=== Data for processing ===
↓

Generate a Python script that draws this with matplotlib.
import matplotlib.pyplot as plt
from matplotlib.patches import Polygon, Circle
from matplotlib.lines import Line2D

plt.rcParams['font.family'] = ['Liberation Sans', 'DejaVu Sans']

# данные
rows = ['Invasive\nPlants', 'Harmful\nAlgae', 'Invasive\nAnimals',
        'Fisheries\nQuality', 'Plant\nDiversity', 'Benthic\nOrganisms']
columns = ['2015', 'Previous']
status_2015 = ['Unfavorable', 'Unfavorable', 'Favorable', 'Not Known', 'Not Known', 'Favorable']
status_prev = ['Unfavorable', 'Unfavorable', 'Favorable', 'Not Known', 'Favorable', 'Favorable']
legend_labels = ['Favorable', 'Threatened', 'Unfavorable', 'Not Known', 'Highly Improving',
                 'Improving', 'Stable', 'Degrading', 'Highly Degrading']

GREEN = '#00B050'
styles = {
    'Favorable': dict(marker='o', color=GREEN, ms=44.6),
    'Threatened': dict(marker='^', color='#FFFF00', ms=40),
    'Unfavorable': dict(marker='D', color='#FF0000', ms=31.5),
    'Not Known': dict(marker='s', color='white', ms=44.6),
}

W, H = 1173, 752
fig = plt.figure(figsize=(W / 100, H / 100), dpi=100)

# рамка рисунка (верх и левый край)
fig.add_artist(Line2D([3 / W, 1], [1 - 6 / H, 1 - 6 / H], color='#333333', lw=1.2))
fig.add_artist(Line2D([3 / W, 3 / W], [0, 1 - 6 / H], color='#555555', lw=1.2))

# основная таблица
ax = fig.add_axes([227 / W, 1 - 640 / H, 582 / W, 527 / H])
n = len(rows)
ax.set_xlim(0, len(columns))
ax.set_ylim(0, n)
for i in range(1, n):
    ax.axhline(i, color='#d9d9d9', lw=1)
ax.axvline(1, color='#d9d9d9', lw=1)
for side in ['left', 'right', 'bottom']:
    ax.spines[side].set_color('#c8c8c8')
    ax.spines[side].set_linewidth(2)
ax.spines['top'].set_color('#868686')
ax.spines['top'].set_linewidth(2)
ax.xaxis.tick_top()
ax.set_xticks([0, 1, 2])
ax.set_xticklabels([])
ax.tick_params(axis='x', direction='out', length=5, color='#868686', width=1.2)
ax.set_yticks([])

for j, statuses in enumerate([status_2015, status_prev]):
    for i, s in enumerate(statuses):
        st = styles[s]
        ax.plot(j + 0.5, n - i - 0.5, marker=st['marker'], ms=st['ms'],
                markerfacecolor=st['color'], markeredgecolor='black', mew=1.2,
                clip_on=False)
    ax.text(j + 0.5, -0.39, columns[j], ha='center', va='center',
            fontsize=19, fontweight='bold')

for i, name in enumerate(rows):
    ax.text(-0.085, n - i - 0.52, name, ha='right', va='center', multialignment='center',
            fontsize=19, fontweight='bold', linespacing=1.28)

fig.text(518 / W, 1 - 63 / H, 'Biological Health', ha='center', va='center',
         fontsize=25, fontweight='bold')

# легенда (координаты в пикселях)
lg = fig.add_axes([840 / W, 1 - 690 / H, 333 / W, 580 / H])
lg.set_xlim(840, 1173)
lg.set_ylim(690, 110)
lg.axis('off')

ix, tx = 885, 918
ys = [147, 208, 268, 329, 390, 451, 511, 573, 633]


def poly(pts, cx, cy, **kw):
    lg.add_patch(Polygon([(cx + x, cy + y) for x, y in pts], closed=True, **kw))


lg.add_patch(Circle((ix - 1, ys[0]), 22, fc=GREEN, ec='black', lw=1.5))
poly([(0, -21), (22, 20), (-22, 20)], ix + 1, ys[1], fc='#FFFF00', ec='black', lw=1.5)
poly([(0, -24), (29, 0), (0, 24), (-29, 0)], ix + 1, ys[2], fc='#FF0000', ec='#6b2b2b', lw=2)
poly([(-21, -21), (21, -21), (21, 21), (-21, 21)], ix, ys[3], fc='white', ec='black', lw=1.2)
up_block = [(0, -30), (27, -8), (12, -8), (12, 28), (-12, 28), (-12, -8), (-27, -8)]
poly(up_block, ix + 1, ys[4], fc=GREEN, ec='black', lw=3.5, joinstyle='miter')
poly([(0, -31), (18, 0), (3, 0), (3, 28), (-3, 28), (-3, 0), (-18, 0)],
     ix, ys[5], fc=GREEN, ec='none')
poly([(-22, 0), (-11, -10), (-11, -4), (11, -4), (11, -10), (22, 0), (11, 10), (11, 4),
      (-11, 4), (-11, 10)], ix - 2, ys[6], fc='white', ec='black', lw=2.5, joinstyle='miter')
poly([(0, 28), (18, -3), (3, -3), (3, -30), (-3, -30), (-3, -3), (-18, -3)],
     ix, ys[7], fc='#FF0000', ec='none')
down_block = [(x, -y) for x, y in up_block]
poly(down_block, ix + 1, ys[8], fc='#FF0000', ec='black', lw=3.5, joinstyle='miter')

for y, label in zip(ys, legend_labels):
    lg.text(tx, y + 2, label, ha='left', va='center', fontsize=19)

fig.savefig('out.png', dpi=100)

↑
↓

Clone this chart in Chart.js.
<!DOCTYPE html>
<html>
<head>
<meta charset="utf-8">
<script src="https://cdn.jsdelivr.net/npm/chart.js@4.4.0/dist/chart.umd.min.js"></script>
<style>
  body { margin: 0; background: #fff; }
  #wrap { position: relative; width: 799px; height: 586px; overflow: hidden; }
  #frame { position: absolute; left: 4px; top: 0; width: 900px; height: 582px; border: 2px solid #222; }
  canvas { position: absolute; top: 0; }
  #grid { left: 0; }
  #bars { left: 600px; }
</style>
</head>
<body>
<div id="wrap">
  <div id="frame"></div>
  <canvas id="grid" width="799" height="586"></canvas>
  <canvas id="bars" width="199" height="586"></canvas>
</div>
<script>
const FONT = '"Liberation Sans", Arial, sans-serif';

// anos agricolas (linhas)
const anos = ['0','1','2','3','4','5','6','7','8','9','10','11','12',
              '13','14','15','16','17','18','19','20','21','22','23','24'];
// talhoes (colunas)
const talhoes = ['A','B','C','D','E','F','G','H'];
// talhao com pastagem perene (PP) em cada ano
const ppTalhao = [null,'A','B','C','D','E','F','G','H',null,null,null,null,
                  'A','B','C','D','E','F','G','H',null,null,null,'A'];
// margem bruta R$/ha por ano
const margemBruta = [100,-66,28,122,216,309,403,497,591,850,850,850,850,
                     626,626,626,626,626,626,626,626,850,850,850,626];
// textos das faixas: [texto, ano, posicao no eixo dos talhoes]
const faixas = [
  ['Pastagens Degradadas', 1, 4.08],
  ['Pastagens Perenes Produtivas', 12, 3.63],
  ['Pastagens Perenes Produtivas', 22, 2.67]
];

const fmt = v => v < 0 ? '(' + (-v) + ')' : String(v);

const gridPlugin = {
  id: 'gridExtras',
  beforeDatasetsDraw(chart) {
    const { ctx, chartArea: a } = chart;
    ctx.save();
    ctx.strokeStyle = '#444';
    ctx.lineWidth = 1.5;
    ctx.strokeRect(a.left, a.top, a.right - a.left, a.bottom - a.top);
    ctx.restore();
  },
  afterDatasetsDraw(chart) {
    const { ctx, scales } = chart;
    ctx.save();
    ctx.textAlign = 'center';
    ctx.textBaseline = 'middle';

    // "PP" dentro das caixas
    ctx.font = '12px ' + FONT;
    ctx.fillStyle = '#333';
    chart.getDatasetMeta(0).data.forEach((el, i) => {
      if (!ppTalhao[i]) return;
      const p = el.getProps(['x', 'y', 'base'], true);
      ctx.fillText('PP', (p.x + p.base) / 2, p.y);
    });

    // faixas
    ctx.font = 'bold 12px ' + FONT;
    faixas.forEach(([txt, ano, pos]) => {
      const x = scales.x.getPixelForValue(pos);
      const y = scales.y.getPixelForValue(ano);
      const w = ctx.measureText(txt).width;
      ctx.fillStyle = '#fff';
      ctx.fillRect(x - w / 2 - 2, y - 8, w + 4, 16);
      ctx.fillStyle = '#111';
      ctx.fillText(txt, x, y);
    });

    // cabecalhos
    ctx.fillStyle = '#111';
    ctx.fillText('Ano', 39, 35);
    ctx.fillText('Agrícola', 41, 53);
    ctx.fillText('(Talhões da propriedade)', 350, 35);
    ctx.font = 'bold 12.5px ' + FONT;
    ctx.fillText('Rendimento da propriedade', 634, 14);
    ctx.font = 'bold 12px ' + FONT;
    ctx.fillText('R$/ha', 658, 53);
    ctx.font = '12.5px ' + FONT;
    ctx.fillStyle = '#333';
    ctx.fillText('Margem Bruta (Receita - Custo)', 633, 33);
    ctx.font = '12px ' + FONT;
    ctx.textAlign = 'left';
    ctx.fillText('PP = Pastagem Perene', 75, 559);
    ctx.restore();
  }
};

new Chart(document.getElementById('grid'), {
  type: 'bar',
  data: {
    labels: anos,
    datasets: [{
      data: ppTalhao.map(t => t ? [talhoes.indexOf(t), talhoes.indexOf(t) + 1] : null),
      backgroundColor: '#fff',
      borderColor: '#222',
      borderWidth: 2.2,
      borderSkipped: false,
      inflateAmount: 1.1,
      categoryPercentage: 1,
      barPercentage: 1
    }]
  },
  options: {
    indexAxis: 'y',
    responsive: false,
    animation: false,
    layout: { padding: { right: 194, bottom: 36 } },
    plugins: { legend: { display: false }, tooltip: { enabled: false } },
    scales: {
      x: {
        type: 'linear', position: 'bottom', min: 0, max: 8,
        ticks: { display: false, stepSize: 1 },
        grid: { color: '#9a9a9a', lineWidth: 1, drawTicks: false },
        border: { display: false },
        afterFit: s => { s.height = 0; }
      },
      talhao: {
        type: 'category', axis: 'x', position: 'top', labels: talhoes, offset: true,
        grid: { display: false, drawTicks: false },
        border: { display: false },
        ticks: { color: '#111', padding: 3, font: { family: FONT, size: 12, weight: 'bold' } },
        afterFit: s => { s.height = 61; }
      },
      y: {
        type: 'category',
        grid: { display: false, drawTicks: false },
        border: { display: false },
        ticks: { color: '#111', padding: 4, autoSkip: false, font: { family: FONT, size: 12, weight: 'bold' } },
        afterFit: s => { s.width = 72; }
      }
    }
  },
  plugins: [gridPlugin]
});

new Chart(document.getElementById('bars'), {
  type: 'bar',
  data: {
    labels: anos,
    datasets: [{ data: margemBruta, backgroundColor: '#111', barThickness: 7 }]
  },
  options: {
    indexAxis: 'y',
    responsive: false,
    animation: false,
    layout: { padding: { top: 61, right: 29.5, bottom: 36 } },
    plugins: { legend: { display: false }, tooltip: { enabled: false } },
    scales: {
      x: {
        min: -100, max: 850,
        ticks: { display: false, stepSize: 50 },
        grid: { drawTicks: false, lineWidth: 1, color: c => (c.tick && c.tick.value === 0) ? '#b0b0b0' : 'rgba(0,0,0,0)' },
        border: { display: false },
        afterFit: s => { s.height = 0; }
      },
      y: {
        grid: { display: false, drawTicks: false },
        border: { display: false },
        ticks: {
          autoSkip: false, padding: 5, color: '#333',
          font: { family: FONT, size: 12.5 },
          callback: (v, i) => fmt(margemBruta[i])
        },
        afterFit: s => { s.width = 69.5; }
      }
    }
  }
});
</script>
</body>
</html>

↑

=== To be done ===
Extract every line from the records above that contains the word "matplotlib".

=== Correct result ===
Generate a Python script that draws this with matplotlib.
import matplotlib.pyplot as plt
from matplotlib.patches import Polygon, Circle
from matplotlib.lines import Line2D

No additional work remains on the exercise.